In the given input documents, tokenization is done. Tokenization is performed by splitting the sequence of strings. This splitting results in individual elements called as tokens which are keywords, phrases, symbols, and other special elements. Spaces, tags, and special characters which are considered to be irrelevant are removed.

3.1.2 Verbal Intent Modelling

The verbal intent of any document is computed as follows. A verbal intent describes the author’s action perspective, based on the subject of the document. Given document and its noun terms, a verbal intent is modelled as follows: First verbal feature is defined and represented as a vector of weighted values as shown in Eq. (13.1):

$$ {V}_n={W}_{\mathrm{s}}+{W}_{\mathrm{a}} $$
(13.1)

where every facet of a vector of verb V n matches conventional relevant verbs intended for the noun associated, W s and W a represents the weight from synonyms and adverbs of the referenced document, respectively. Given a document, computation of verbal weights is performed using cosine similarity between each term vector of document and d n is done as given in Eq. (13.2).
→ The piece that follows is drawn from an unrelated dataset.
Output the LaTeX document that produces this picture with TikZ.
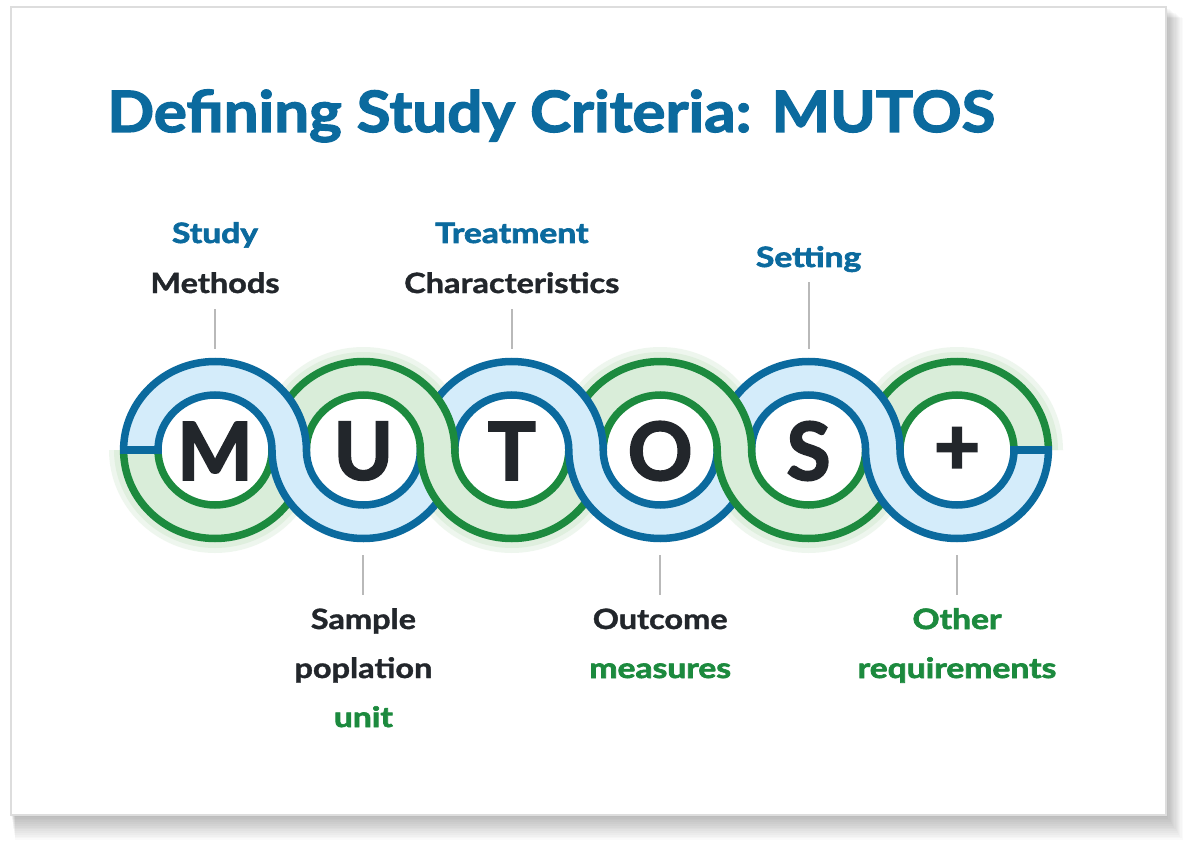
\documentclass[tikz,border=0pt]{standalone}
\usepackage{fontspec}
\setmainfont{Lato}
\newfontfamily\heavyfont{Lato}[BoldFeatures={FakeBold=2.5}]
\newfontfamily\labfont{Lato}[BoldFeatures={FakeBold=1.2}]
\newfontfamily\keyfont{Lato}[BoldFeatures={FakeBold=2.2}]
\definecolor{mblue}{HTML}{0B6A9E}
\definecolor{mlblue}{HTML}{D4ECFA}
\definecolor{mgreen}{HTML}{1C8A3E}
\definecolor{mlgreen}{HTML}{D9EDD9}
\definecolor{mglow}{HTML}{DFEFDE}
\definecolor{mdark}{HTML}{22262B}
\definecolor{mgray}{HTML}{B9B9B9}
\definecolor{cardline}{HTML}{DDDDDD}
\newcommand{\RXo}{91.4}
\newcommand{\RYo}{88.5}
\newcommand{\RXi}{57}
\newcommand{\RYi}{55}
\newcommand{\CY}{-450}
\newcommand{\plainw}[1]{\scalebox{1.16}[1]{#1}}
\newcommand{\keyw}[1]{\scalebox{1.2}[1]{#1}}
\newcommand{\topseg}[3]{%
 \fill[#2] ({#1+\RXo},\CY) arc[start angle=0,end angle=180,x radius=\RXo,y radius=\RYo] -- ({#1-\RXi},\CY) arc[start angle=180,end angle=0,x radius=\RXi,y radius=\RYi] -- cycle;
 \draw[ringline,#3] ({#1+\RXo},\CY) arc[start angle=0,end angle=180,x radius=\RXo,y radius=\RYo];
 \draw[ringline,#3] ({#1+\RXi},\CY) arc[start angle=0,end angle=180,x radius=\RXi,y radius=\RYi];}
\newcommand{\botseg}[3]{%
 \fill[#2] ({#1-\RXo},\CY) arc[start angle=180,end angle=360,x radius=\RXo,y radius=\RYo] -- ({#1+\RXi},\CY) arc[start angle=360,end angle=180,x radius=\RXi,y radius=\RYi] -- cycle;
 \draw[ringline,#3] ({#1-\RXo},\CY) arc[start angle=180,end angle=360,x radius=\RXo,y radius=\RYo];
 \draw[ringline,#3] ({#1-\RXi},\CY) arc[start angle=180,end angle=360,x radius=\RXi,y radius=\RYi];}
\newcommand{\glowtop}[1]{%
 \fill[mglow,opacity=.5] ({#1+106},\CY) arc[start angle=0,end angle=180,x radius=106,y radius=103] -- cycle;
 \fill[mglow] ({#1+101},\CY) arc[start angle=0,end angle=180,x radius=101,y radius=98] -- cycle;}
\newcommand{\glowbot}[1]{%
 \fill[mglow,opacity=.5] ({#1-106},\CY) arc[start angle=180,end angle=360,x radius=106,y radius=103] -- cycle;
 \fill[mglow] ({#1-101},\CY) arc[start angle=180,end angle=360,x radius=101,y radius=98] -- cycle;}
\begin{document}
\begin{tikzpicture}[x=1pt,y=1pt,
  ringline/.style={line width=7.5pt,line cap=butt},
  leader/.style={mgray,line width=2pt},
  lab/.style={font=\labfont\bfseries\fontsize{28}{30}\selectfont,anchor=base,inner sep=0pt},
  keylab/.style={font=\keyfont\bfseries\fontsize{28}{30}\selectfont,anchor=base,inner sep=0pt},
  bigletter/.style={font=\heavyfont\bfseries\fontsize{80}{80}\selectfont,text=mdark,anchor=center,inner sep=0pt},
  innerdisk/.style={fill=white}]
\useasboundingbox (0,0) rectangle (1188,-842);
\fill[white] (0,0) rectangle (1188,-842);
% card shadow
\foreach \i in {1,...,14}{\fill[black,opacity=0.018] ({11+\i*0.3},{-7-\i*0.8}) rectangle ({1166+\i*1.2},{-815-\i*1.8});}
\filldraw[fill=white,draw=cardline,line width=1.3pt] (11,-7) rectangle (1166,-815);
% title
\node[font=\keyfont\bfseries\fontsize{57}{60}\selectfont,text=mblue,anchor=base west,inner sep=0pt] (title) at (107,-132) {\scalebox{1.085}[1]{Defining Study Criteria: MUTOS}};
% glows of the green band
\glowbot{215}
\glowtop{363.4}
\glowbot{511.8}
\glowtop{660.2}
\glowbot{808.6}
\glowtop{957}
% inner white disks
\foreach \cx in {215,363.4,511.8,660.2,808.6,957}{\fill[innerdisk] (\cx,\CY) ellipse[x radius=\RXi,y radius=\RYi];}
% top halves, right to left
\topseg{957}{mlgreen}{mgreen}
\topseg{808.6}{mlblue}{mblue}
\topseg{660.2}{mlgreen}{mgreen}
\topseg{511.8}{mlblue}{mblue}
\topseg{363.4}{mlgreen}{mgreen}
\topseg{215}{mlblue}{mblue}
% bottom halves, left to right
\botseg{215}{mlgreen}{mgreen}
\botseg{363.4}{mlblue}{mblue}
\botseg{511.8}{mlgreen}{mgreen}
\botseg{660.2}{mlblue}{mblue}
\botseg{808.6}{mlgreen}{mgreen}
\botseg{957}{mlblue}{mblue}
% end seams
\coordinate (seamLa) at ({215-\RXo-3.75},\CY);
\coordinate (seamLb) at ({215-\RXi+3.75},\CY);
\coordinate (seamRa) at ({957+\RXi-3.75},\CY);
\coordinate (seamRb) at ({957+\RXo+3.75},\CY);
\draw[ringline,mblue] (seamLa) -- (seamLb);
\draw[ringline,mblue] (seamRa) -- (seamRb);
% letters
\node[bigletter] (M) at (215,-451) {M};
\node[bigletter] (U) at (363.4,-451) {U};
\node[bigletter] (T) at (511.8,-451) {T};
\node[bigletter] (O) at (660.2,-451) {O};
\node[bigletter] (S) at (808.6,-451) {S};
\node[bigletter] (P) at (957,-451) {+};
% labels above
\node[keylab,text=mblue] (study) at (215,-243) {\keyw{Study}};
\node[lab,text=mdark] (methods) at (215,-293) {\plainw{Methods}};
\node[keylab,text=mblue] (treat) at (511.8,-243) {\keyw{Treatment}};
\node[lab,text=mdark] (charac) at (511.8,-293) {\plainw{Characteristics}};
\node[keylab,text=mblue] (setting) at (808.6,-267) {\keyw{Setting}};
% labels below
\node[lab,text=mdark] (sample) at (363.4,-629) {\plainw{Sample}};
\node[lab,text=mdark] (popl) at (363.4,-678) {\plainw{poplation}};
\node[keylab,text=mgreen] (unit) at (363.4,-727) {\keyw{unit}};
\node[lab,text=mdark] (outcome) at (660.2,-629) {\plainw{Outcome}};
\node[keylab,text=mgreen] (measures) at (660.2,-678) {\keyw{measures}};
\node[keylab,text=mgreen] (other) at (957,-629) {\keyw{Other}};
\node[keylab,text=mgreen] (requir) at (957,-678) {\keyw{requirements}};
% leader lines
\coordinate (mA) at (215,-309); \coordinate (mB) at (215,-349);
\coordinate (tA) at (511.8,-309); \coordinate (tB) at (511.8,-349);
\coordinate (sA) at (808.6,-282); \coordinate (sB) at (808.6,-349);
\coordinate (uA) at (363.4,-555); \coordinate (uB) at (363.4,-595);
\coordinate (oA) at (660.2,-555); \coordinate (oB) at (660.2,-595);
\coordinate (pA) at (957,-555); \coordinate (pB) at (957,-595);
\draw[leader] (mA) -- (mB);
\draw[leader] (tA) -- (tB);
\draw[leader] (sA) -- (sB);
\draw[leader] (uA) -- (uB);
\draw[leader] (oA) -- (oB);
\draw[leader] (pA) -- (pB);
\end{tikzpicture}
\end{document}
$$ {W}_n=\mathrm{cosine}\left({V}_n,{d}_n\right) $$
(13.2)

where the weight of every term in the term vector is calculated using the usual tf-idf scheme adopted from the Vector Space prototype [7] of the document.

The partial results are obtained with cosine similarity metric with summarized data. It is likely that the performance improvement could be observed using semantic knowledge bases and graph databases.

4 Conclusion

Document similarity systems are found to have enormous usage for many applications like plagiarism detection, template matching, and so on. The approach using verbal intents for document similarity computation was deliberated. The system is expected to generate feasible results for small documents such as short summaries as well as large size documents in the corpus. Further the system could be improved in introducing intents for all entities to improve semantic similarity. Other promising future directions include extending the system for online documents and template verification in IT contract services which can improve customer relationship.